-------- Dataset content

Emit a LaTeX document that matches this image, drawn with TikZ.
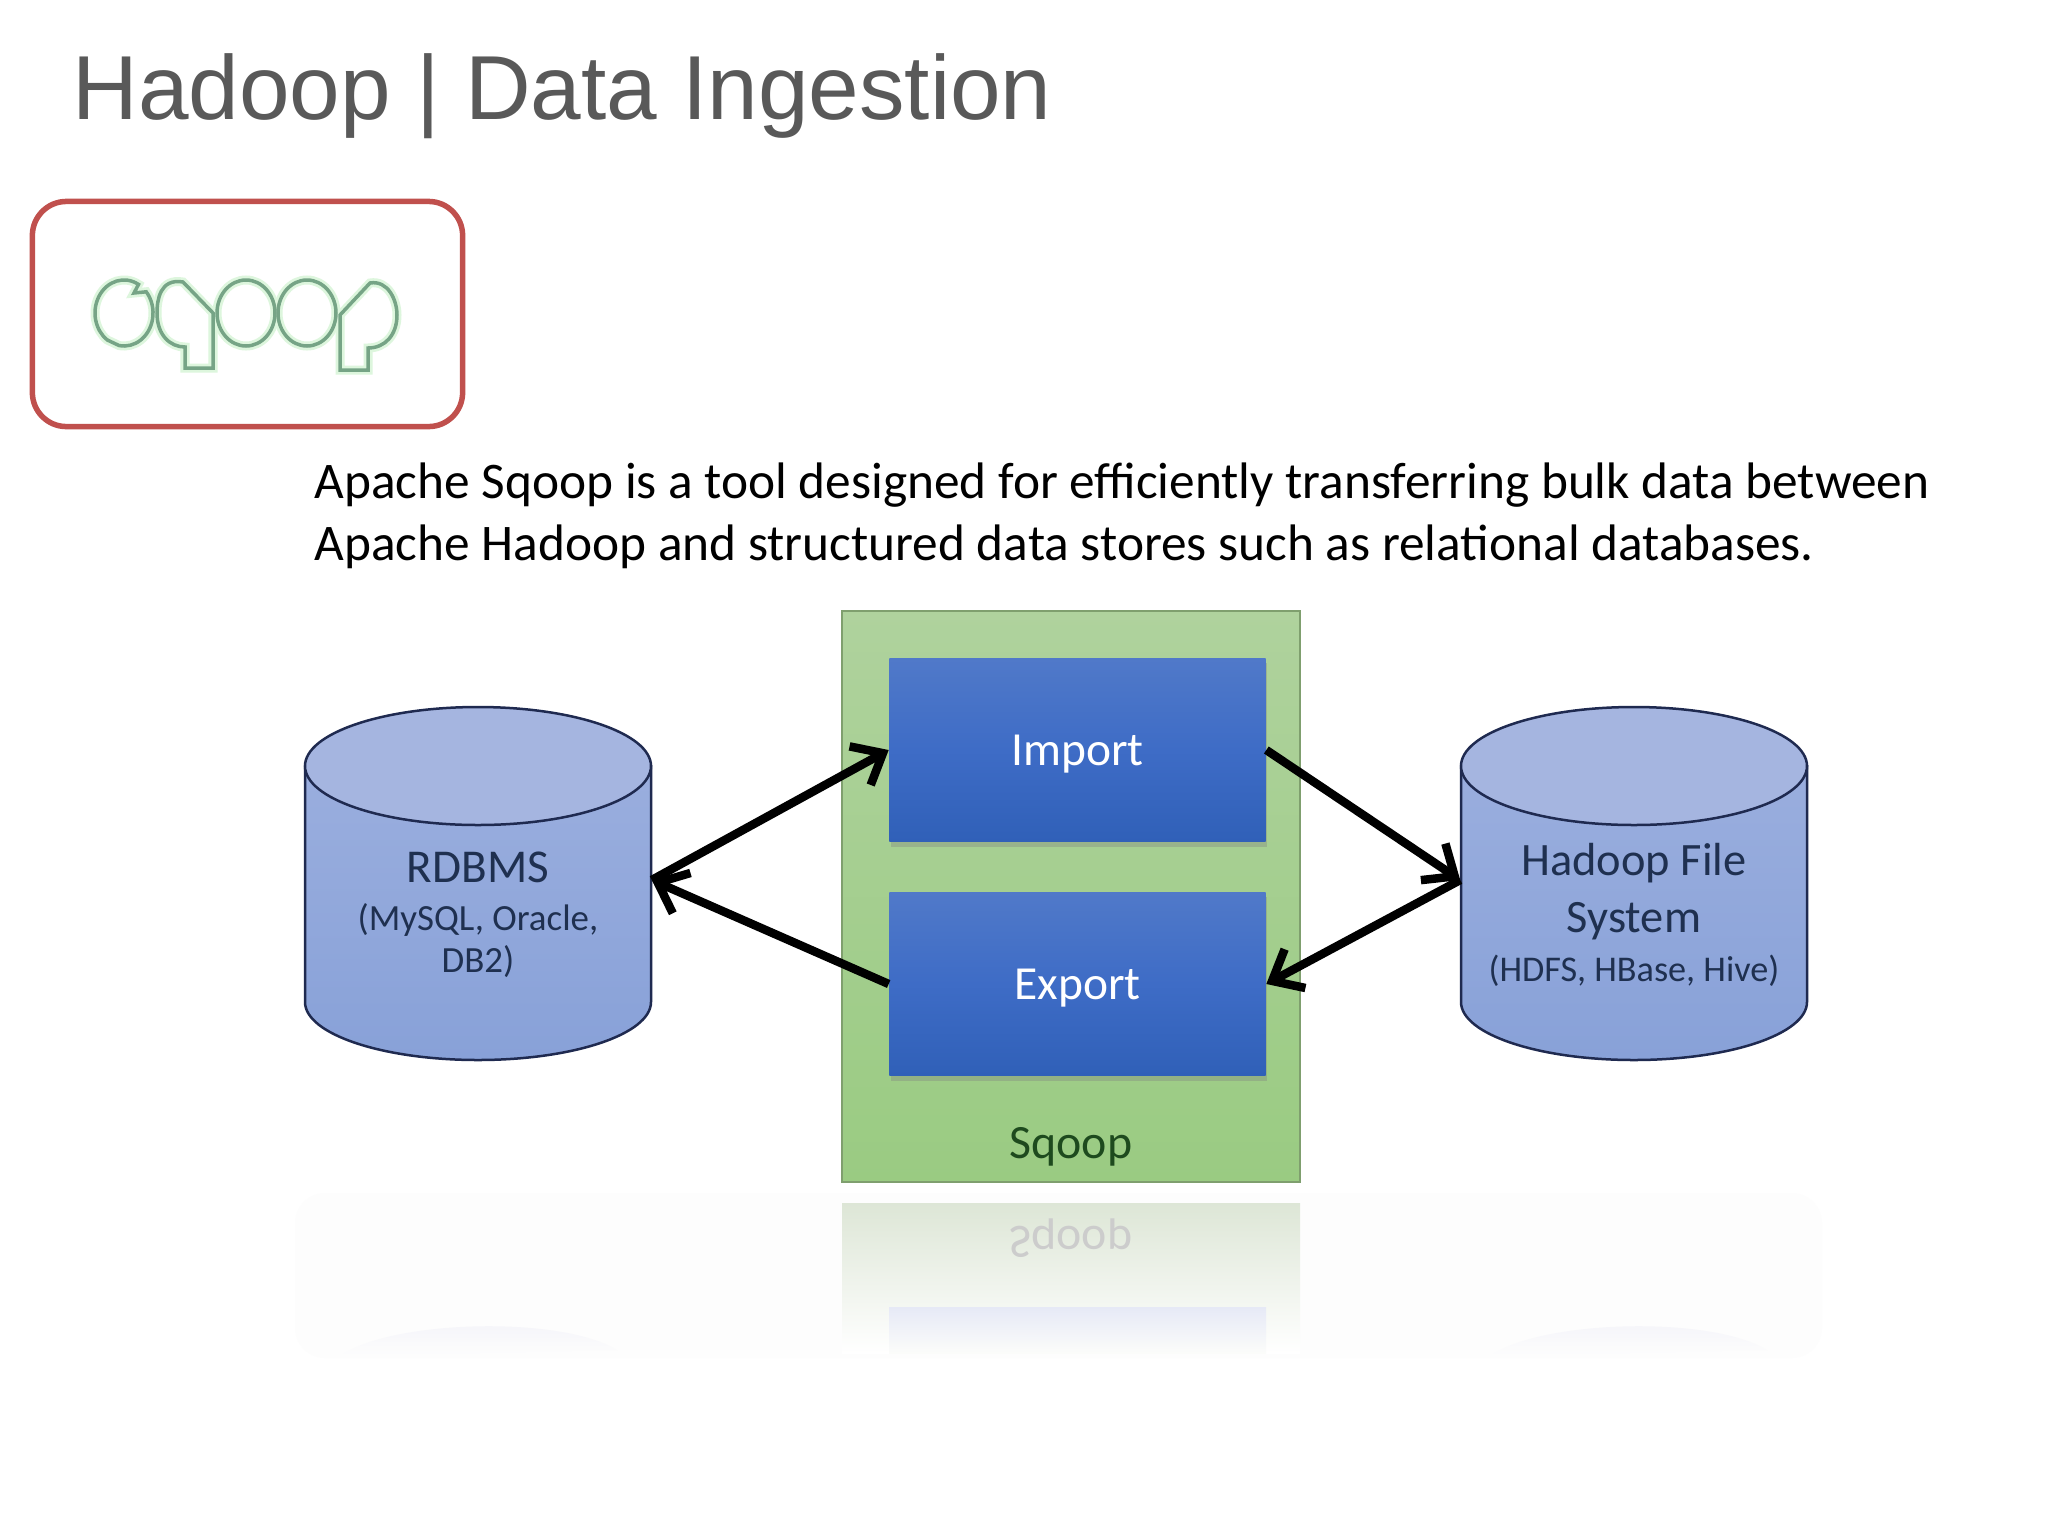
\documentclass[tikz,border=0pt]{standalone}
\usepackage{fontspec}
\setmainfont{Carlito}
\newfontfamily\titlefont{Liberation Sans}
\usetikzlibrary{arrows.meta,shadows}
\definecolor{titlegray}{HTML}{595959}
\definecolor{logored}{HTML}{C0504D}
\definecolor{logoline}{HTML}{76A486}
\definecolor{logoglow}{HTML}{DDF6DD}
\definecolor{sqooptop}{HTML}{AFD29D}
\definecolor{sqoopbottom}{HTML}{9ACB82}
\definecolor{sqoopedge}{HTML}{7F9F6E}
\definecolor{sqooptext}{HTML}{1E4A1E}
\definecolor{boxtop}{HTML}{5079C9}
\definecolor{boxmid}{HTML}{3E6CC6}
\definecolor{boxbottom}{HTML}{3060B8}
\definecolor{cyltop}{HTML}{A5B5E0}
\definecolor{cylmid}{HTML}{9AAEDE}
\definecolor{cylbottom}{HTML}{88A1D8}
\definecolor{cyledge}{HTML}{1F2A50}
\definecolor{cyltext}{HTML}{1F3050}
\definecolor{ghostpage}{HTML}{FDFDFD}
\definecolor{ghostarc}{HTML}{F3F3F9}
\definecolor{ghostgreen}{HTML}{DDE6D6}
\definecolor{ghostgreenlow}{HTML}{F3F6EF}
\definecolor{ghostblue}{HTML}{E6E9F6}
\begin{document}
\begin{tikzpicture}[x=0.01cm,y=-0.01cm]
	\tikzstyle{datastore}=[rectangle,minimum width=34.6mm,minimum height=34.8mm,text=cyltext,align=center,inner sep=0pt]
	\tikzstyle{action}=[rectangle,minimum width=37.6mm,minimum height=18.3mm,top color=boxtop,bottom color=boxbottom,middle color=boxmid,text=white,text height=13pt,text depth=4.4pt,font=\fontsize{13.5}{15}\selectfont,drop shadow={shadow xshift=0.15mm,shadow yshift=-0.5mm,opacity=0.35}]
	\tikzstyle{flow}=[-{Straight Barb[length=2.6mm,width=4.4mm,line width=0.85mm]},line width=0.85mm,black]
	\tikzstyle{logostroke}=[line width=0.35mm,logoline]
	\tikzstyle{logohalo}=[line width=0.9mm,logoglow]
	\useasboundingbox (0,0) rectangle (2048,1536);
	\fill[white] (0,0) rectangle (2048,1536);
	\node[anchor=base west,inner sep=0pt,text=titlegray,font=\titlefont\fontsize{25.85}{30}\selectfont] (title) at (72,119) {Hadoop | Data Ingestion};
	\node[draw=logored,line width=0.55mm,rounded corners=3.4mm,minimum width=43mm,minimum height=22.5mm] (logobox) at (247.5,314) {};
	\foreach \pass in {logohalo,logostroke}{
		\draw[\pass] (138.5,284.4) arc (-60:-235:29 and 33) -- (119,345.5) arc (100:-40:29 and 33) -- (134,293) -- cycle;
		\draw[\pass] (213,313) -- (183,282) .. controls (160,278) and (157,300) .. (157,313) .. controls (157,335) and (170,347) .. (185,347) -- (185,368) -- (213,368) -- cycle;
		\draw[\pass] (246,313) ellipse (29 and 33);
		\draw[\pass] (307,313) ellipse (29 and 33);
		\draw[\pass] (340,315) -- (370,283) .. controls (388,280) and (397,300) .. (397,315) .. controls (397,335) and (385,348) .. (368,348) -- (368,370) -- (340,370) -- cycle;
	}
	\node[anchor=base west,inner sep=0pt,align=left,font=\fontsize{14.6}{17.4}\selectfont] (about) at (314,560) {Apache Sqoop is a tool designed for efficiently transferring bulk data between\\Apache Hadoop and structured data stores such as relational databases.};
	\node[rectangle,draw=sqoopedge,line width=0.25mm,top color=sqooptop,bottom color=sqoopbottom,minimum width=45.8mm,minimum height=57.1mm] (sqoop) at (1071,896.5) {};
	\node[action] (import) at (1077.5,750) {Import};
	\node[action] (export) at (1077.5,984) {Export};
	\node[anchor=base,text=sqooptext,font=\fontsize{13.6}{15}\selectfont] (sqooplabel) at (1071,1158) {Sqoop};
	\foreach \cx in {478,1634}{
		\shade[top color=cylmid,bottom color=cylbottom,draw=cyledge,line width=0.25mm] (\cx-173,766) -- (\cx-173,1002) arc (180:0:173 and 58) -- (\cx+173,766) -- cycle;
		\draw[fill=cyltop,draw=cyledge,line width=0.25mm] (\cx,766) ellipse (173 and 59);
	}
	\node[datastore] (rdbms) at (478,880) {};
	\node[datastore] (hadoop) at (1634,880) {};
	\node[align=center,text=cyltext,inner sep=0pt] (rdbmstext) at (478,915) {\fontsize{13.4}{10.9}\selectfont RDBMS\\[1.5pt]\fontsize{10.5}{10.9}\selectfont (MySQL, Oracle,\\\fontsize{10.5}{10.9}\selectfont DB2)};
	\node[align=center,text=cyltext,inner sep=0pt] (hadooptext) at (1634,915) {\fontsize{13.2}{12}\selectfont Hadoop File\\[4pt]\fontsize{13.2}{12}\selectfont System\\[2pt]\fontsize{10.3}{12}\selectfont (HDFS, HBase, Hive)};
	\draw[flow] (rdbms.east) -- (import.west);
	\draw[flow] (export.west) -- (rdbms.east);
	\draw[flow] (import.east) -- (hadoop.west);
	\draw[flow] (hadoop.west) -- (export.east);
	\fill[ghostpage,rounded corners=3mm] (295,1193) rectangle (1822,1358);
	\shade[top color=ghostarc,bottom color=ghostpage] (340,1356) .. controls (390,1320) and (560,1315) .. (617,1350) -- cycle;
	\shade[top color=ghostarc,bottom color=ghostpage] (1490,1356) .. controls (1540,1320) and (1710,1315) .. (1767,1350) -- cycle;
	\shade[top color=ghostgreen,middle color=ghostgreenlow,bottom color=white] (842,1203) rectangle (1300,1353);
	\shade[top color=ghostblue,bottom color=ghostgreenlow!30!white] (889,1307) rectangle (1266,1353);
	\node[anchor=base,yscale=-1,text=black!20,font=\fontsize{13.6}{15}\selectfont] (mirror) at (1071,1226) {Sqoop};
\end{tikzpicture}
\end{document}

----------------

### Problem to solve
Return the listing above word for word, with the pictures removed.

### Exercise solution
Emit a LaTeX document that matches this image, drawn with TikZ.
\documentclass[tikz,border=0pt]{standalone}
\usepackage{fontspec}
\setmainfont{Carlito}
\newfontfamily\titlefont{Liberation Sans}
\usetikzlibrary{arrows.meta,shadows}
\definecolor{titlegray}{HTML}{595959}
\definecolor{logored}{HTML}{C0504D}
\definecolor{logoline}{HTML}{76A486}
\definecolor{logoglow}{HTML}{DDF6DD}
\definecolor{sqooptop}{HTML}{AFD29D}
\definecolor{sqoopbottom}{HTML}{9ACB82}
\definecolor{sqoopedge}{HTML}{7F9F6E}
\definecolor{sqooptext}{HTML}{1E4A1E}
\definecolor{boxtop}{HTML}{5079C9}
\definecolor{boxmid}{HTML}{3E6CC6}
\definecolor{boxbottom}{HTML}{3060B8}
\definecolor{cyltop}{HTML}{A5B5E0}
\definecolor{cylmid}{HTML}{9AAEDE}
\definecolor{cylbottom}{HTML}{88A1D8}
\definecolor{cyledge}{HTML}{1F2A50}
\definecolor{cyltext}{HTML}{1F3050}
\definecolor{ghostpage}{HTML}{FDFDFD}
\definecolor{ghostarc}{HTML}{F3F3F9}
\definecolor{ghostgreen}{HTML}{DDE6D6}
\definecolor{ghostgreenlow}{HTML}{F3F6EF}
\definecolor{ghostblue}{HTML}{E6E9F6}
\begin{document}
\begin{tikzpicture}[x=0.01cm,y=-0.01cm]
	\tikzstyle{datastore}=[rectangle,minimum width=34.6mm,minimum height=34.8mm,text=cyltext,align=center,inner sep=0pt]
	\tikzstyle{action}=[rectangle,minimum width=37.6mm,minimum height=18.3mm,top color=boxtop,bottom color=boxbottom,middle color=boxmid,text=white,text height=13pt,text depth=4.4pt,font=\fontsize{13.5}{15}\selectfont,drop shadow={shadow xshift=0.15mm,shadow yshift=-0.5mm,opacity=0.35}]
	\tikzstyle{flow}=[-{Straight Barb[length=2.6mm,width=4.4mm,line width=0.85mm]},line width=0.85mm,black]
	\tikzstyle{logostroke}=[line width=0.35mm,logoline]
	\tikzstyle{logohalo}=[line width=0.9mm,logoglow]
	\useasboundingbox (0,0) rectangle (2048,1536);
	\fill[white] (0,0) rectangle (2048,1536);
	\node[anchor=base west,inner sep=0pt,text=titlegray,font=\titlefont\fontsize{25.85}{30}\selectfont] (title) at (72,119) {Hadoop | Data Ingestion};
	\node[draw=logored,line width=0.55mm,rounded corners=3.4mm,minimum width=43mm,minimum height=22.5mm] (logobox) at (247.5,314) {};
	\foreach \pass in {logohalo,logostroke}{
		\draw[\pass] (138.5,284.4) arc (-60:-235:29 and 33) -- (119,345.5) arc (100:-40:29 and 33) -- (134,293) -- cycle;
		\draw[\pass] (213,313) -- (183,282) .. controls (160,278) and (157,300) .. (157,313) .. controls (157,335) and (170,347) .. (185,347) -- (185,368) -- (213,368) -- cycle;
		\draw[\pass] (246,313) ellipse (29 and 33);
		\draw[\pass] (307,313) ellipse (29 and 33);
		\draw[\pass] (340,315) -- (370,283) .. controls (388,280) and (397,300) .. (397,315) .. controls (397,335) and (385,348) .. (368,348) -- (368,370) -- (340,370) -- cycle;
	}
	\node[anchor=base west,inner sep=0pt,align=left,font=\fontsize{14.6}{17.4}\selectfont] (about) at (314,560) {Apache Sqoop is a tool designed for efficiently transferring bulk data between\\Apache Hadoop and structured data stores such as relational databases.};
	\node[rectangle,draw=sqoopedge,line width=0.25mm,top color=sqooptop,bottom color=sqoopbottom,minimum width=45.8mm,minimum height=57.1mm] (sqoop) at (1071,896.5) {};
	\node[action] (import) at (1077.5,750) {Import};
	\node[action] (export) at (1077.5,984) {Export};
	\node[anchor=base,text=sqooptext,font=\fontsize{13.6}{15}\selectfont] (sqooplabel) at (1071,1158) {Sqoop};
	\foreach \cx in {478,1634}{
		\shade[top color=cylmid,bottom color=cylbottom,draw=cyledge,line width=0.25mm] (\cx-173,766) -- (\cx-173,1002) arc (180:0:173 and 58) -- (\cx+173,766) -- cycle;
		\draw[fill=cyltop,draw=cyledge,line width=0.25mm] (\cx,766) ellipse (173 and 59);
	}
	\node[datastore] (rdbms) at (478,880) {};
	\node[datastore] (hadoop) at (1634,880) {};
	\node[align=center,text=cyltext,inner sep=0pt] (rdbmstext) at (478,915) {\fontsize{13.4}{10.9}\selectfont RDBMS\\[1.5pt]\fontsize{10.5}{10.9}\selectfont (MySQL, Oracle,\\\fontsize{10.5}{10.9}\selectfont DB2)};
	\node[align=center,text=cyltext,inner sep=0pt] (hadooptext) at (1634,915) {\fontsize{13.2}{12}\selectfont Hadoop File\\[4pt]\fontsize{13.2}{12}\selectfont System\\[2pt]\fontsize{10.3}{12}\selectfont (HDFS, HBase, Hive)};
	\draw[flow] (rdbms.east) -- (import.west);
	\draw[flow] (export.west) -- (rdbms.east);
	\draw[flow] (import.east) -- (hadoop.west);
	\draw[flow] (hadoop.west) -- (export.east);
	\fill[ghostpage,rounded corners=3mm] (295,1193) rectangle (1822,1358);
	\shade[top color=ghostarc,bottom color=ghostpage] (340,1356) .. controls (390,1320) and (560,1315) .. (617,1350) -- cycle;
	\shade[top color=ghostarc,bottom color=ghostpage] (1490,1356) .. controls (1540,1320) and (1710,1315) .. (1767,1350) -- cycle;
	\shade[top color=ghostgreen,middle color=ghostgreenlow,bottom color=white] (842,1203) rectangle (1300,1353);
	\shade[top color=ghostblue,bottom color=ghostgreenlow!30!white] (889,1307) rectangle (1266,1353);
	\node[anchor=base,yscale=-1,text=black!20,font=\fontsize{13.6}{15}\selectfont] (mirror) at (1071,1226) {Sqoop};
\end{tikzpicture}
\end{document}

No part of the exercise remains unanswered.